There will be no other answer. They will already have any information regarding the delivery. They will know how long you were there, (of course they won’t know why), they will know how fast you were driving, where you were before, where you went after, and how much time elapsed, but they will not know why. They will not know about the customer that is pissed about a mis-delivery, or a missing package. They will not know about the receiving clerk that has disappeared into the bathroom with a comic book while you need a signature for a hundred boxes. They will not know about the driveway you had to walk because the customer always parks in the turnaround. They will not know about the drunk going twenty in a fifty mile an hour zone or the lady on the cell phone blocking the right turn lane talking to her mother about her cheating husband.

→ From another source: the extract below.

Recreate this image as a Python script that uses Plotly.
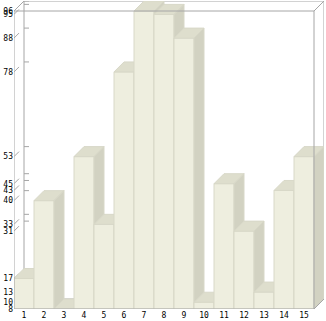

The fact is all of these things and so many others go on in a driver’s day to day life. Telematics cannot see any of these things. Of course in the “Olden’ Days” a driver could, and usually would, hurry up to make up the time these, and many more issues cost them. No longer! Hurrying up would mean driving faster, (not allowed). Hurrying up would mean running up the sidewalk instead of walking, (not allowed). Hurrying up would mean leaving the bulkhead door open for a few stops, (cardinal sin). Nowadays the driver can never look back. If they lose time, it’s lost forever. Management will see, and discipline, for any infractions that show up on Telematics. There will be no knowledge of why, just that it happened. Therefore there will be only one answer from any driver for anything!
                  “That’s how long it took!”